Tuesday, September 2, 2008

Burning Man Meditation: An Exercise in Solipsism

When I return from the playa I always have this feeling that I’m returning to civilization after several months in the bush; everything is familiar and expected, but I spend a lot of time wondering about why things the way they are, and wondering if they could be different. And, like the explorer who has gone a bit native, I wonder if I’m not more suited to life in the bush than I am life among my civilized peers.

Having made it through my third burn, I’ve given up, in some ways, on thinking of Burning Man as a significant, life-altering, culturally revolutionary event. It is, for me, simply an opportunity to have fun, absolve myself of certain quotidian responsibilities, and experience challenges that are more physical and material than intellectual in nature. For a few days every year I get to swing a sledgehammer and build things with a drill, eat camp-out cuisine and enjoy a beer with my morning eggs without any feelings of guilt. It is ultimately an exercise in solipsistic self-indulgence, and this is the reason why, for me at least, attempting to dress it up with themes and rhetoric that position it as a force of cultural movement ultimately seems hollow.

I think that just about everyone who goes to Burning Man wants to come back to the world feeling that something significant has happened to them, that a question they’ve been asking has been answered, that a new path has opened up before them, and if those things haven’t happened, then the event is a disappointment. I definitely felt that way the first time I went, and to a lesser extent the second time as well. But the problem is that life in the bush can only prove to you something about life in the bush; you can try to bring those ideas and lessons back to civilization with you, but if you try to bring the structures of one paradigm into another, you only generate un-resolvable conflict – I can only be depressed that civilized life isn’t bush life, and, eventually, give up on the civilized world.

Instead of expecting the Burning Man experience to change my life, I’ve come to look at it in the same way as I do New Year’s Eve, as a marker in time that provides an opportunity for rumination and resolution as I try to create change for myself. Having now passed through the portal of a New Burning, I’m ready to act on my resolutions.

This year, I have two things that I’ve been pondering. The first, as you all might expect, is the value of our “scene” and my own role in it. The second, slightly more personal problem, is what I want to be when I grow up.

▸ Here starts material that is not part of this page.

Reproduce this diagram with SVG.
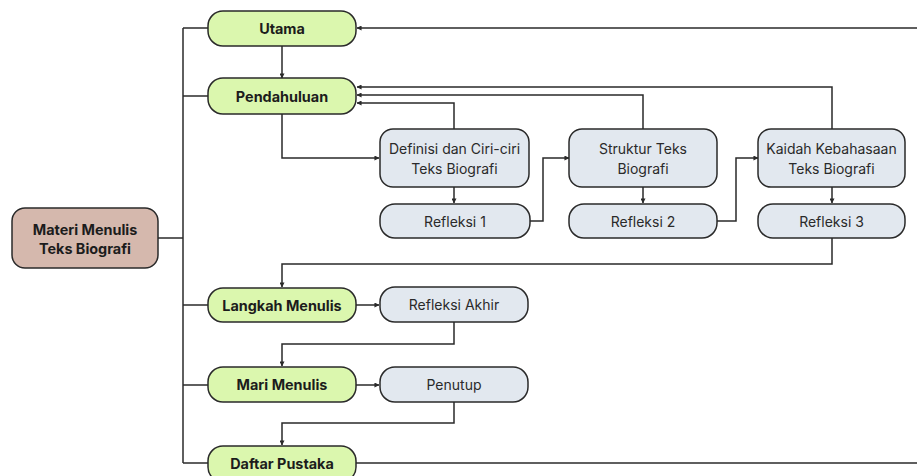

Regarding the scene, I did have a moment of realization at Burning Man that has helped set my course. Lord Kook was throwing down a great set at Glitter Camp on Tuesday night when I spied PeePlay in the audience and started chatting with him. “Maybe now you can understand why I’m so down on the concept of ‘the scene’” I said to him, to which he replied “The scene is all about money.” Of course this is obvious, but when you’re deep into the scene and the who’s who if it, it’s easy to lose track of this basic idea. So, I realized at that moment that, as much as I enjoy music and DJing and the culture surrounding it, I really don’t like the scene. From this follows my first resolution, to scrap the whole idea of being a scenester, and instead be somebody who champions the things I find really interesting and creative. I had been chewing on this idea well before I left, but it took the experience of trying to be part of the scene, of playing certain games and exploring certain avenues, to make it clear to me (among those certain things, writing for Beatportal demonstrated for me the general emptiness behind so much of what passes for music journalism these days). Burning Man helped put a point on all this for me because, once you’re there, it’s about as anti-scene as you can get.

Regarding the issue of figuring out what I’m going to do with my life, I already had some strong ideas about this before setting off for the Burn, or at least some ways to approach the problem. If anything, Burning Man creates a situation that is much more open than others, one that lets you catch a glimpse of other possibilities, But if I hadn’t already been primed to think about these things, I doubt that Burning Man would have provided me with any kind of crystallizing experience. I went because I already have a dislike of the corporatized, regimented, capitalist world I have to live in on a daily basis, and want to experience something at least a little different for a few days every year; it’s not like going to Burning Man suddenly made me think about things in a way I never had before.

The thing about trips to the bush is that they remove constraints and let things within us come out that are normally hidden or repressed; sometimes those are good things, and sometimes, pretty often in fact, they’re bad. Events like Burning Man don’t change us in any way that wasn’t already potentially there, they just let us get to know ourselves a little better. When the dust has all been washed away, when we’ve settled back into the routine of work, the thing that endures is whatever we’ve learned about ourselves, for good and bad, and maybe the desire to be more of who we are during those few weeks out of every year.

1 comment:

Jeremy Blake said...

More time in the bush, I say! For science!